Challenge:
Extract the run of lines that starts at the top of the records below and ends at the line with "scale_y1 = [66.1, 79.8, 91.8]", keeping both ends and excluding pictures.

Plotting code records
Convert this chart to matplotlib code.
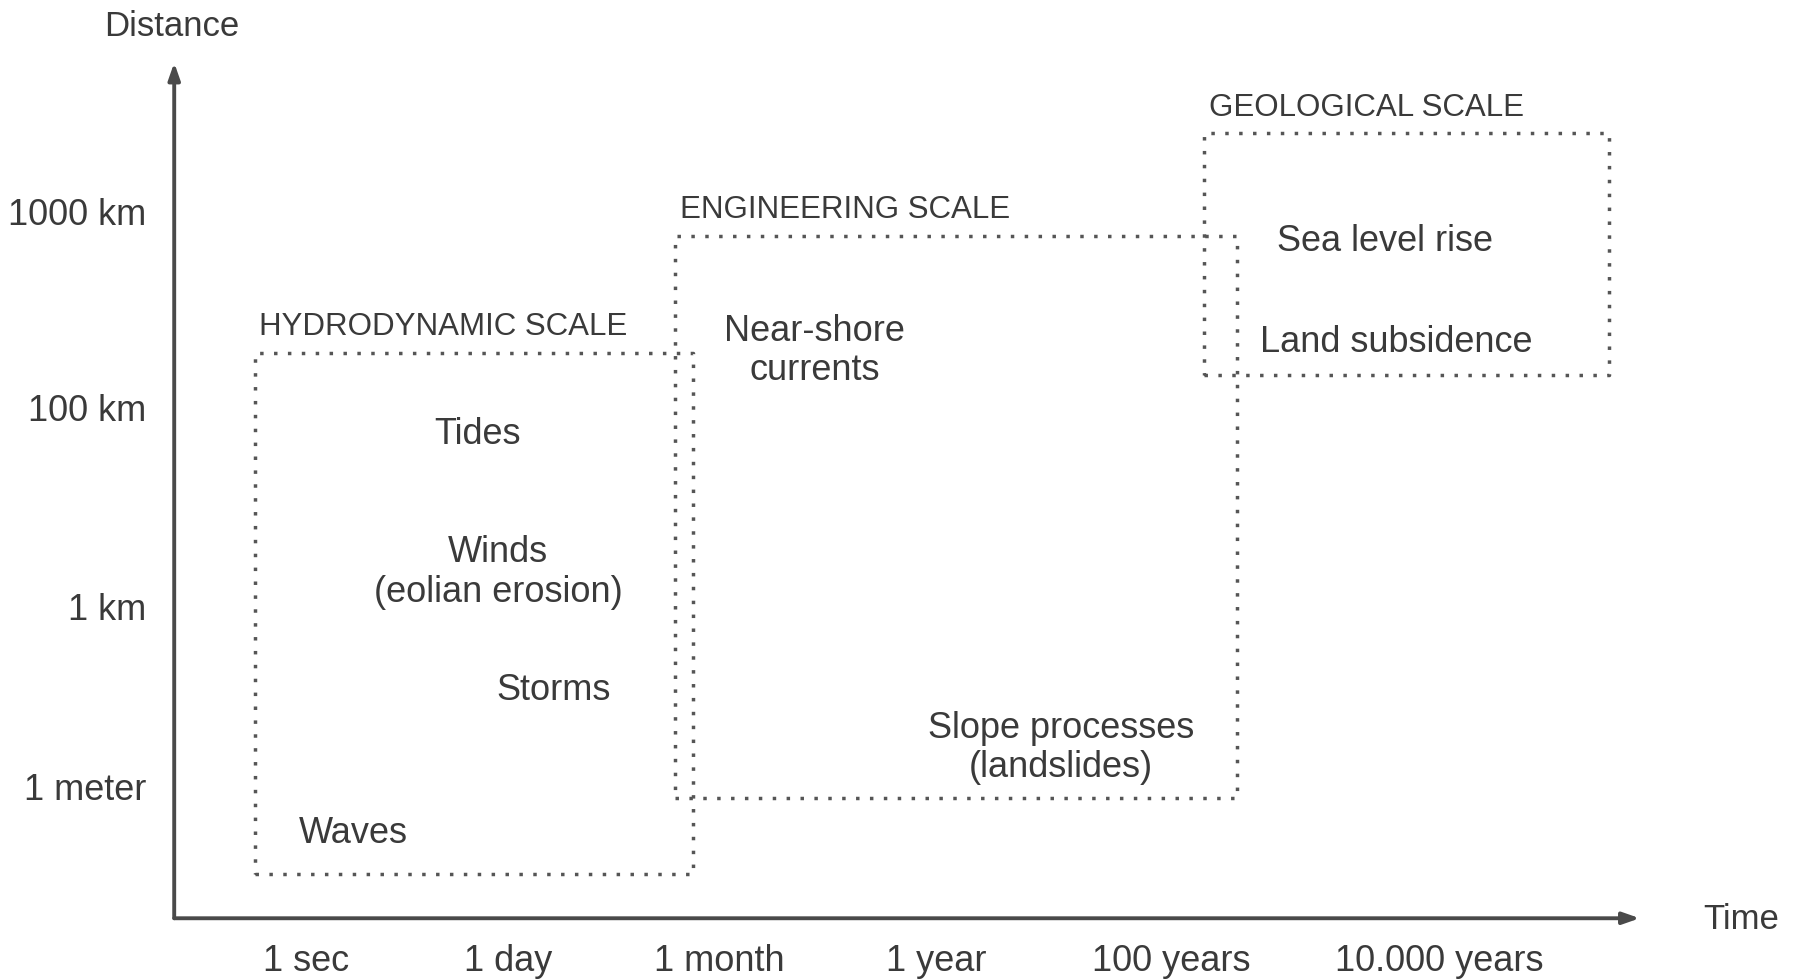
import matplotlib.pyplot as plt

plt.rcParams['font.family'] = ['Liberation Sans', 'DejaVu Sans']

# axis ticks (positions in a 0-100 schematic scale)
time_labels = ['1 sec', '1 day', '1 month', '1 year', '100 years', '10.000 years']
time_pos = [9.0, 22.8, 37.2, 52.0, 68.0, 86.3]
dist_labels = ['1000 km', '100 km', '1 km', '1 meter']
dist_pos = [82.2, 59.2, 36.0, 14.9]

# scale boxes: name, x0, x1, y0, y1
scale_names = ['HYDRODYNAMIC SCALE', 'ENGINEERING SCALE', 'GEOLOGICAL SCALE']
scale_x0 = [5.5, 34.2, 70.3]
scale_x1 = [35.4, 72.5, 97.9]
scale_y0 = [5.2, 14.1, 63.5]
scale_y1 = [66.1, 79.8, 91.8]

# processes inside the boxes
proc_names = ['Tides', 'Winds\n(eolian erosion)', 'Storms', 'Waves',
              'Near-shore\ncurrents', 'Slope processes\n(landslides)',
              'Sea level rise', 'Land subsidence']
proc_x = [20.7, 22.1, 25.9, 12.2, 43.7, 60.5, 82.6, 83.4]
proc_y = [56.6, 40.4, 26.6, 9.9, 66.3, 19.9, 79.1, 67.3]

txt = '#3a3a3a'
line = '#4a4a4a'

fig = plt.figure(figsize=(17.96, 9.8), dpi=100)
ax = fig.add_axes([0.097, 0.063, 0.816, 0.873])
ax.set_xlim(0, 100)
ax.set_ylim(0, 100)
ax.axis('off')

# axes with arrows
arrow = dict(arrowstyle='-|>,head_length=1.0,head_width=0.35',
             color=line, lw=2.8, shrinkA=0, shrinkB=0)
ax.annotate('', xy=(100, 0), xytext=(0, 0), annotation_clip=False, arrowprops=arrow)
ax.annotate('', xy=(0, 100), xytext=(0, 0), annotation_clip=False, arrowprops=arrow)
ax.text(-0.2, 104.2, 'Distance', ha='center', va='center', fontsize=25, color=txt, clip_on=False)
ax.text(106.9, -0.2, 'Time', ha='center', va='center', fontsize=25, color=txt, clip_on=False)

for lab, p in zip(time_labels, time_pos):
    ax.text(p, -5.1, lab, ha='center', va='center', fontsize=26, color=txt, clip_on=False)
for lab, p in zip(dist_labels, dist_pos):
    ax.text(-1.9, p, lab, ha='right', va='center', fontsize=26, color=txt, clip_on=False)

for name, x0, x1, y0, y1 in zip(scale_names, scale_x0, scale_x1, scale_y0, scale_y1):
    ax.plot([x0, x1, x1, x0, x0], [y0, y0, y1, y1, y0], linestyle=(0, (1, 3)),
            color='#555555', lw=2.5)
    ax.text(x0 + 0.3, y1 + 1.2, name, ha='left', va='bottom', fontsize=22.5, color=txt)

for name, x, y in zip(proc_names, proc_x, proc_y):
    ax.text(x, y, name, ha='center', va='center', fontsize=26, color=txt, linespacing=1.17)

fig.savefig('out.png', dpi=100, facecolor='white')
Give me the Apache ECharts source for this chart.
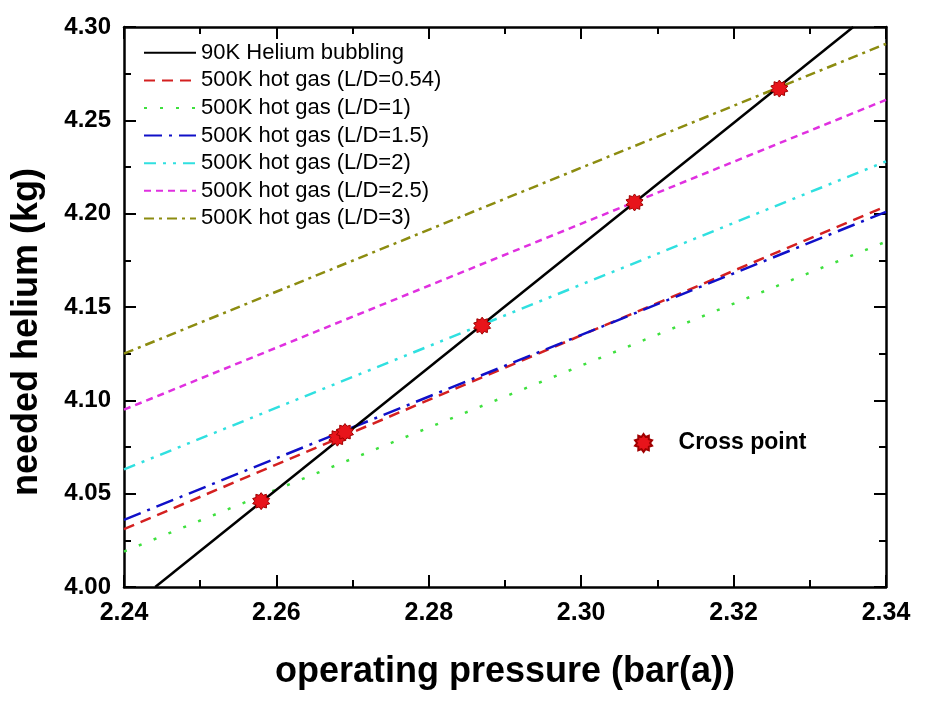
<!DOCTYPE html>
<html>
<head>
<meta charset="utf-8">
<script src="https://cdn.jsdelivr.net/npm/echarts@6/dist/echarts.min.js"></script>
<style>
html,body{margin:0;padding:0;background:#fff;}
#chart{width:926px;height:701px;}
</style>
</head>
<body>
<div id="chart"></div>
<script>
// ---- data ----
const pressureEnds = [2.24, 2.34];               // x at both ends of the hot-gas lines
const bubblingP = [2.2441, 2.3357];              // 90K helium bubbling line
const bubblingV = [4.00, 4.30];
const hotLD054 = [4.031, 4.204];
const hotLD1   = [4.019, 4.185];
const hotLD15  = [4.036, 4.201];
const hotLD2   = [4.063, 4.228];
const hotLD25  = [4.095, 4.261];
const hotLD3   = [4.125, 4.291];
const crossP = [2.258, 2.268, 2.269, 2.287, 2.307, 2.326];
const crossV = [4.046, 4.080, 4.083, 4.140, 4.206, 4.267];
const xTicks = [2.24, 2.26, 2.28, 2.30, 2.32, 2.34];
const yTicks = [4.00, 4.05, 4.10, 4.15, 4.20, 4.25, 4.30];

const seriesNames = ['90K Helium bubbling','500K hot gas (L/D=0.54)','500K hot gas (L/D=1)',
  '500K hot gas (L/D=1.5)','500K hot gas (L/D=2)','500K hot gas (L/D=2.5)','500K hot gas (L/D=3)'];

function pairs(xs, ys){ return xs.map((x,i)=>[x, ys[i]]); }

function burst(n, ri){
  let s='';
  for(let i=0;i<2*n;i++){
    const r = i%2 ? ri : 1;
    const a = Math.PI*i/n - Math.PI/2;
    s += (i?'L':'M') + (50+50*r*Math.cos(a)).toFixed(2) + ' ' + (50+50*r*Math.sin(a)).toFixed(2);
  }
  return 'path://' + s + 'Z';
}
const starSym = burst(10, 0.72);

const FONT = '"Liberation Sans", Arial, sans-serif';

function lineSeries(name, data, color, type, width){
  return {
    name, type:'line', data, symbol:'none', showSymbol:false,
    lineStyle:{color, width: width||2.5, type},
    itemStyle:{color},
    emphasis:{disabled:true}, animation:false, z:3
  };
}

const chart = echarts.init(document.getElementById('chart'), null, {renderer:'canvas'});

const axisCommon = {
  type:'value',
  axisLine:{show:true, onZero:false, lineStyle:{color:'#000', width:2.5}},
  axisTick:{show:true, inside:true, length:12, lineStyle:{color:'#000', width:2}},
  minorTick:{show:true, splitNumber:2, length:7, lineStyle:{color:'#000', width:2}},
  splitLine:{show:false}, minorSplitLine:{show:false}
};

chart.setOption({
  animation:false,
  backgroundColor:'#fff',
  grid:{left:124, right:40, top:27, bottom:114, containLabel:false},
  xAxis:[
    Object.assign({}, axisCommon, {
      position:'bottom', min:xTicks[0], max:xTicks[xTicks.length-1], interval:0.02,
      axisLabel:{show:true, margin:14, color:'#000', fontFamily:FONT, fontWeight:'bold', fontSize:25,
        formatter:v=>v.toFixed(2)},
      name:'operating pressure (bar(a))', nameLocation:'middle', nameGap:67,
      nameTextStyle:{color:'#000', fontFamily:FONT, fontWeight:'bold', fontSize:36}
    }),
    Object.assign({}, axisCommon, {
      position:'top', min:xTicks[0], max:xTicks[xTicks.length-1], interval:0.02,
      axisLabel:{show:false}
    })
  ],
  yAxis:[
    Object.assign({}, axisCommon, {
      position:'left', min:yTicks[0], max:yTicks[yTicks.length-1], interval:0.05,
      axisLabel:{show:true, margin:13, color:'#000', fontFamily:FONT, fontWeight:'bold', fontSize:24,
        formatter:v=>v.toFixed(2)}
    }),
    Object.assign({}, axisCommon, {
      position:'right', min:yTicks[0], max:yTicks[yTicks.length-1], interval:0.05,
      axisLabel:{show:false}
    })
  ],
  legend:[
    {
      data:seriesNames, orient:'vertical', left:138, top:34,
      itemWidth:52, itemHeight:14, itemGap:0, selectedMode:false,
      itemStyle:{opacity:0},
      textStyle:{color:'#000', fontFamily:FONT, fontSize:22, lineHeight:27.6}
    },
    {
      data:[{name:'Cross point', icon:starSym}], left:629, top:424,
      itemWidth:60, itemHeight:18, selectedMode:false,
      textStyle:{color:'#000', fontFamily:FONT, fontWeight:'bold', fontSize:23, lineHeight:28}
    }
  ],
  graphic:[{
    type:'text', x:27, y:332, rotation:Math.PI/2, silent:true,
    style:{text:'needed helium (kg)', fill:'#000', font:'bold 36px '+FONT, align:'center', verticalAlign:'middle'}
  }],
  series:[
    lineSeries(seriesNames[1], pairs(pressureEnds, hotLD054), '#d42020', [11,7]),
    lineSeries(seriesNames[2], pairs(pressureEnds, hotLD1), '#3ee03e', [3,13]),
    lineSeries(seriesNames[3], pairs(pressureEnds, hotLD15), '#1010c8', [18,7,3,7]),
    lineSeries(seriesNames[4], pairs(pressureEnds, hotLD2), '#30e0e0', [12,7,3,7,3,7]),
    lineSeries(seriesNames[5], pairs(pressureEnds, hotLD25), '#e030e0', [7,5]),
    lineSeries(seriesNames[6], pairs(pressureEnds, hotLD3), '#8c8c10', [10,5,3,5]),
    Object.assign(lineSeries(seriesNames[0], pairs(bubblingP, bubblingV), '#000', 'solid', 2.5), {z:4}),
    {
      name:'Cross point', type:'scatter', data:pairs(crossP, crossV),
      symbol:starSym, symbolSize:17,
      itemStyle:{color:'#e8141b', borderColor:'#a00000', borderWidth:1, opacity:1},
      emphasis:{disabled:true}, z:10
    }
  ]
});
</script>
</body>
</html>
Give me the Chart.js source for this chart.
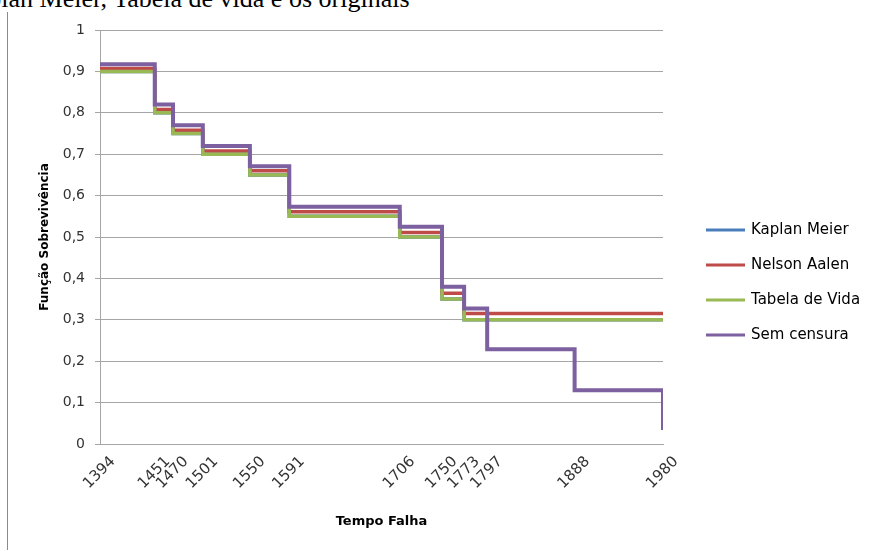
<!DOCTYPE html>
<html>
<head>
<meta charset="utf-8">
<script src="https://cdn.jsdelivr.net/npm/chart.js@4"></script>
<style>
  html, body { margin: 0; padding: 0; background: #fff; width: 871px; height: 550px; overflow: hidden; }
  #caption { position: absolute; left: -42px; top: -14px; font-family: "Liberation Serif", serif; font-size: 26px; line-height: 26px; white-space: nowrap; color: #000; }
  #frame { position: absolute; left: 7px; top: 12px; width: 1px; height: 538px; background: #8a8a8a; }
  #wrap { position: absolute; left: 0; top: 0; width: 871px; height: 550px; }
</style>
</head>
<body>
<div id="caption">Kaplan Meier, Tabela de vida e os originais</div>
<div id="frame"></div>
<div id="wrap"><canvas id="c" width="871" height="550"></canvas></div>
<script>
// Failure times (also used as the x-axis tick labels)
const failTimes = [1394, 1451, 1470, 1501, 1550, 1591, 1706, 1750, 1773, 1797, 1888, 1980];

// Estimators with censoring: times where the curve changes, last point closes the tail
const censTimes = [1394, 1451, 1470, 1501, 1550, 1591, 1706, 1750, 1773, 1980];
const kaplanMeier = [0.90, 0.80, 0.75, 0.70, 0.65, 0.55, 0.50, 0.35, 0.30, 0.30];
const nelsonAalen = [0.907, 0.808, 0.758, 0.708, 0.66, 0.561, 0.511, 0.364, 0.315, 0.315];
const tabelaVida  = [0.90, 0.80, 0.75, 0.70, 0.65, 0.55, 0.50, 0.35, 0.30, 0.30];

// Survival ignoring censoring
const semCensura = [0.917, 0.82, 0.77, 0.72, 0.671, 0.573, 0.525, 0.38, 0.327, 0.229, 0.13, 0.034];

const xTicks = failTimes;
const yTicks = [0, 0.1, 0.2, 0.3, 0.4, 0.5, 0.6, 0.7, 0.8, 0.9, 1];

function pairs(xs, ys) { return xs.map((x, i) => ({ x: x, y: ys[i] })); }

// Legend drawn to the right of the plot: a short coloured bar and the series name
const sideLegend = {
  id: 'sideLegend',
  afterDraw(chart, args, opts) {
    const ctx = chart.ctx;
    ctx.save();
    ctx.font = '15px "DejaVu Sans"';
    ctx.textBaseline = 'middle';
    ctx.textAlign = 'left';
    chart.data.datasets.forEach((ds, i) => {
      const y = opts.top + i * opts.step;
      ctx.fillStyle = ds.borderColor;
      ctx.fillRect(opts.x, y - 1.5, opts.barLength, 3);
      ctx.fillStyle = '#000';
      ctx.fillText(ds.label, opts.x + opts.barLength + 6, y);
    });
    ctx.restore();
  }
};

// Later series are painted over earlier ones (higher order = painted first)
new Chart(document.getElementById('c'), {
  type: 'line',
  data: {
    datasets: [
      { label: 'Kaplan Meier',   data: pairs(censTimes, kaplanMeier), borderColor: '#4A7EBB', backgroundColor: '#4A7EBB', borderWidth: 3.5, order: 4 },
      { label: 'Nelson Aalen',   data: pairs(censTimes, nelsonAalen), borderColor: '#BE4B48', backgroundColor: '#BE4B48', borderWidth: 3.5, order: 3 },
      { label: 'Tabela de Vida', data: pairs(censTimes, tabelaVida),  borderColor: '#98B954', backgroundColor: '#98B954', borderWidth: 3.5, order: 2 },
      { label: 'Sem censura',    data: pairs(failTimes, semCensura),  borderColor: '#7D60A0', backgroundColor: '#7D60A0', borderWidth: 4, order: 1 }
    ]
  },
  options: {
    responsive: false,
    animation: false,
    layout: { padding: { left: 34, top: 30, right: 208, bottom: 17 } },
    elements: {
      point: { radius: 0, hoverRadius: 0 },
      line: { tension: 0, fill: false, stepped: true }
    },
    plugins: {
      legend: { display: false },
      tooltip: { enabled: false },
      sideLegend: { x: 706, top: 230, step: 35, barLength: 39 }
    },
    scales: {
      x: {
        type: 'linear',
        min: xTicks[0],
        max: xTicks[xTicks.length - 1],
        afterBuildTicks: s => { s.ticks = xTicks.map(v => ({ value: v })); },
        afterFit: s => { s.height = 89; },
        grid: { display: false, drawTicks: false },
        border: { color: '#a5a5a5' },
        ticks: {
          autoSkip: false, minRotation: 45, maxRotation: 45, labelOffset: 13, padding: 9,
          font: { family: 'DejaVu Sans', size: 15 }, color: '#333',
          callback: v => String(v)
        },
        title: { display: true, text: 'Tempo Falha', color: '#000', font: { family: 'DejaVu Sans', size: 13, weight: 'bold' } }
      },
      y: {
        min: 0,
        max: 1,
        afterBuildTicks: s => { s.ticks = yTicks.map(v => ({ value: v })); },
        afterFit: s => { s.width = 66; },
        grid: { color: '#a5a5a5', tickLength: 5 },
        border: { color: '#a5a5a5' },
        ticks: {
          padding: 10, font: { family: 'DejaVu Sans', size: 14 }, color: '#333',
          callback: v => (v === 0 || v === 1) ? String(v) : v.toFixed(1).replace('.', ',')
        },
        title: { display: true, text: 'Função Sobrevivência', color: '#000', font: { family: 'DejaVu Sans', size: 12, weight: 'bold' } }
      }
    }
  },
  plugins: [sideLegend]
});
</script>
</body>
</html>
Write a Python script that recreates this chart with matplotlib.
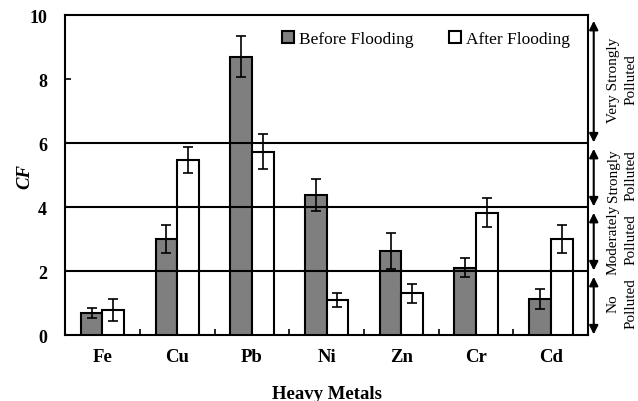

Completed task:
Convert this chart to matplotlib code.
import matplotlib.pyplot as plt

plt.rcParams['font.family'] = ['Liberation Sans', 'DejaVu Sans']

# axis ticks (positions in a 0-100 schematic scale)
time_labels = ['1 sec', '1 day', '1 month', '1 year', '100 years', '10.000 years']
time_pos = [9.0, 22.8, 37.2, 52.0, 68.0, 86.3]
dist_labels = ['1000 km', '100 km', '1 km', '1 meter']
dist_pos = [82.2, 59.2, 36.0, 14.9]

# scale boxes: name, x0, x1, y0, y1
scale_names = ['HYDRODYNAMIC SCALE', 'ENGINEERING SCALE', 'GEOLOGICAL SCALE']
scale_x0 = [5.5, 34.2, 70.3]
scale_x1 = [35.4, 72.5, 97.9]
scale_y0 = [5.2, 14.1, 63.5]
scale_y1 = [66.1, 79.8, 91.8]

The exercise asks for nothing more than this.